Reflections On Death, Dying & Living With Purpose
“May the God of hope fill you with all joy and peace as you trust in him, so that you may overflow with hope by the power of the Holy Spirit.” Romans 15:13 NIV
Today around 12 Noon is the 3-year anniversary of my mother’s death and my journey as a motherless child. As women, we can bury a child, a spouse, a father, and siblings but when we bury our mother’s the umbilical cord connecting us to another human being is severed. As I reflect on the death of my mother, I am faced with the reality that I’m walking towards my own death. I have more time behind me than I have in front of me. Each day and every breath is precious. So, what lessons am I learning as I visit the Motherless Child Earth Walk?
Lesson #1: You’ve Got To Take The Bitter With The Sweet: I could say that the past three years have been the worst of my life on one hand, but also the most rewarding. Do I mourn what I’ve lost? Or do I celebrate all that I’ve received? It’s the age-old question of seeing the glass half full or half empty. I’m struggling with mourning the loss of Doris, Minnie, Mat, and Grand-Mère, but I realize that the seeds of creativity that they planted in me are yielding abundant amounts of fruit.
In the three years since my mother’s crossing over, I’ve attended Penland School of Crafts three times for improvisational quilting with Luke Haynes, impressionistic hand embroidery with Katherine Diuguid, and a natural dye studio with Charllotte and Sophena Kwon from Maiwa. Standing on my dying mother’s prayers for me to share creating color with plants and stitching I’ve taught workshops at Indigenous Fashion Week Toronto, Otahpiaaki Fashion Week in Calgary, the Kainai Blackfoot Nation and the Nottoway Tribe of Virginia. I’ve received an art residency at Material Institute Fashion School in New Orleans.
Lesson #2: People Are Going to Criticize & Find Fault, So Don’t Take It Personal: Some looking at my situation especially my house would say that I’m failure instead of success. The house needs painting, the roof leaks and the inside looks like I’m a hoarder because I’m trying to sort through treasures and trash belonging to Doris and Minnie. They nick pick and criticize what I do, how I do it and what I don’t do. They judge me without knowing or considering all the facts. In the last three years, criticism has reached the point of becoming vicious and vindictive.

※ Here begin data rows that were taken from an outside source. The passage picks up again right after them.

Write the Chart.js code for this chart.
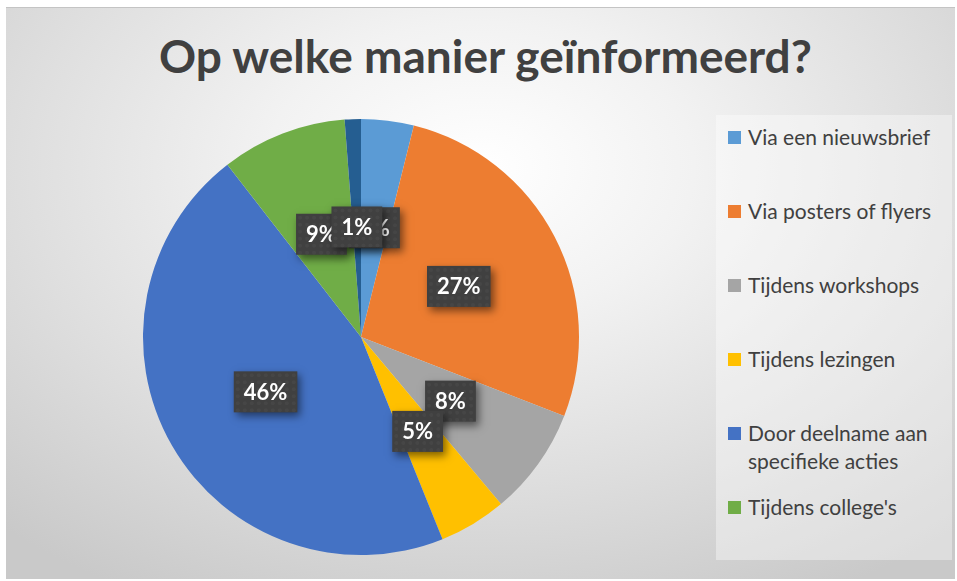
<!DOCTYPE html>
<html>
<head>
<meta charset="utf-8">
<script src="https://cdn.jsdelivr.net/npm/chart.js@4/dist/chart.umd.min.js"></script>
<style>
  html, body { margin: 0; padding: 0; background: #ffffff; }
  #wrap { position: relative; width: 957px; height: 581px; overflow: hidden; background: #ffffff; }
  #panel { position: absolute; left: 6px; top: 7px; width: 949px; height: 572px;
    background: radial-gradient(ellipse 75% 85% at 50% 28%, #ffffff 0%, #f2f2f2 30%, #dedede 65%, #c9c9c9 100%);
    border-top: 1px solid #c4c4c4; box-sizing: border-box; }
  #title { position: absolute; left: 6px; width: 949px; top: 27px; text-align: center;
    font-family: Lato, "Open Sans", sans-serif; font-weight: bold; font-size: 46px; color: #404040; line-height: 58px; white-space: nowrap; padding-left: 10px; box-sizing: border-box; }
  #legend { position: absolute; left: 716px; top: 115px; width: 236px; height: 445px; background: rgba(255,255,255,0.38); }
  .item { position: absolute; left: 12px; font-family: Lato, "Open Sans", sans-serif; font-size: 21px; color: #404040; line-height: 28px; }
  .sw { position: absolute; left: 0; top: 8px; width: 13px; height: 13px; }
  .txt { position: absolute; left: 20px; top: 0; width: 215px; white-space: nowrap; }
  canvas { position: absolute; left: 0; top: 0; }
</style>
</head>
<body>
<div id="wrap">
  <div id="panel"></div>
  <div id="title">Op welke manier geïnformeerd?</div>
  <div id="legend"></div>
  <canvas id="c" width="957" height="581"></canvas>
</div>
<script>
const categories = [
  "Via een nieuwsbrief",
  "Via posters of flyers",
  "Tijdens workshops",
  "Tijdens lezingen",
  "Door deelname aan specifieke acties",
  "Tijdens college's",
  "Overig"
];
const percentages = [3.9, 27, 8, 5, 45.6, 9.3, 1.2];
const colors = ["#5B9BD5", "#ED7D31", "#A5A5A5", "#FFC000", "#4472C4", "#70AD47", "#255E91"];
const legendCount = 6;

// HTML legend (the reference shows the first six entries)
const legendEl = document.getElementById('legend');
const legendLines = [["Via een nieuwsbrief"], ["Via posters of flyers"], ["Tijdens workshops"], ["Tijdens lezingen"], ["Door deelname aan", "specifieke acties"], ["Tijdens college's"]];
for (let i = 0; i < legendCount; i++) {
  const it = document.createElement('div');
  it.className = 'item';
  it.style.top = (22 - 14 + 74 * i) + 'px';
  const sw = document.createElement('div');
  sw.className = 'sw';
  sw.style.background = colors[i];
  const tx = document.createElement('div');
  tx.className = 'txt';
  tx.innerHTML = legendLines[i].join('<br>');
  it.appendChild(sw); it.appendChild(tx);
  legendEl.appendChild(it);
}

const labelPlugin = {
  id: 'boxLabels',
  afterDatasetsDraw(chart) {
    const ctx = chart.ctx;
    const meta = chart.getDatasetMeta(0);
    const data = chart.data.datasets[0].data;
    const total = data.reduce((a, b) => a + b, 0);
    ctx.save();
    ctx.font = 'bold 22px Lato, "Open Sans", sans-serif';
    ctx.textAlign = 'center';
    ctx.textBaseline = 'middle';
    meta.data.forEach((arc, i) => {
      const p = arc.getProps(['x', 'y', 'startAngle', 'endAngle', 'outerRadius'], true);
      const mid = (p.startAngle + p.endAngle) / 2;
      const r = p.outerRadius * 0.505;
      const x = p.x + Math.cos(mid) * r;
      const y = p.y + Math.sin(mid) * r;
      const txt = Math.round(data[i] / total * 100) + '%';
      const w = ctx.measureText(txt).width + 20;
      const h = 41;
      ctx.save();
      ctx.shadowColor = 'rgba(0,0,0,0.5)';
      ctx.shadowBlur = 8;
      ctx.shadowOffsetX = 3;
      ctx.shadowOffsetY = 4;
      ctx.fillStyle = '#404040';
      ctx.fillRect(x - w / 2, y - h / 2, w, h);
      ctx.restore();
      // subtle dotted texture
      ctx.fillStyle = 'rgba(255,255,255,0.035)';
      for (let yy = y - h / 2 + 4; yy < y + h / 2 - 1; yy += 7) {
        for (let xx = x - w / 2 + 4; xx < x + w / 2 - 1; xx += 7) {
          ctx.beginPath(); ctx.arc(xx, yy, 2, 0, Math.PI * 2); ctx.fill();
        }
      }
      ctx.fillStyle = '#ffffff';
      ctx.fillText(txt, x, y + 1);
    });
    ctx.restore();
  }
};

new Chart(document.getElementById('c'), {
  type: 'pie',
  data: {
    labels: categories,
    datasets: [{ data: percentages, backgroundColor: colors, borderWidth: 0 }]
  },
  options: {
    responsive: false,
    animation: false,
    devicePixelRatio: 1,
    layout: { padding: { left: 143, top: 119, right: 378, bottom: 26 } },
    plugins: { legend: { display: false }, tooltip: { enabled: false }, title: { display: false } }
  },
  plugins: [labelPlugin]
});
</script>
</body>
</html>
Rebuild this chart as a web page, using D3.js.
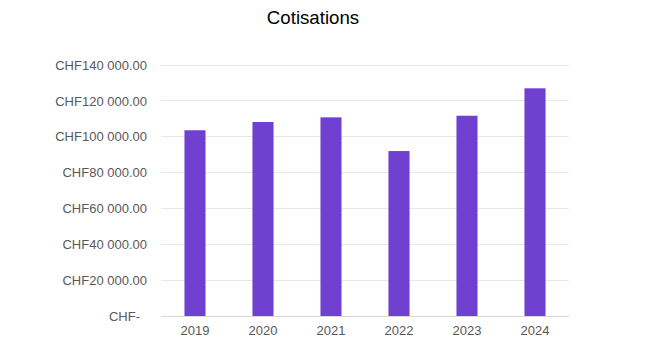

I’m learning how to walk away, even if it hurts, as it did with being an auction volunteer at Penland or participating with my high school graduating class. If I can’t be part of the solution, then I refuse to be part of the problem. Life is short and fragile for all of us, and I make a conscious effort every day not to participate in another person’s drama. I don’t want to talk about people behind their backs, find fault and criticize others. I believe with all my heart that if I put energy into finding fault in someone else, then I’m missing those that I can see in the mirror. Negative energy makes more negative energy because it feeds on itself. It destroys creativity!
Lesson #3: Art Heals! Creativity Helps Us Turn Life Into A Smile: We all have setbacks, we all have failures and disappointments, it’s part of life. How we choose to deal with our brokenness is on us. A song shared by women in my family says, “You Don’t Know What Love Is Until You Know The Meaning Of The Blues.” It’s a hard fact of life that every human being will experience. However, when we stop creating something from nothing with our hands, our hearts become hardened and our tongues become sharp. Every day we have a choice on what we want to create. Do I want to create hope, joy, unity, love, and peace? Or do I want to create mayhem, confusion, conflict, violence, and resentment? The choice is ours and what we create in our mind manifests in our hands and in our lives.
So, on this 3rd anniversary of my mother’s final journey, I celebrate her life by honoring the life lessons her crossing over is teaching me. I acknowledge my tears, my broken heart, my feelings of being alone, my loss of connection to people in my mother’s family who choose not to associate with me. I can’t change another person, but I can dig deep and change myself.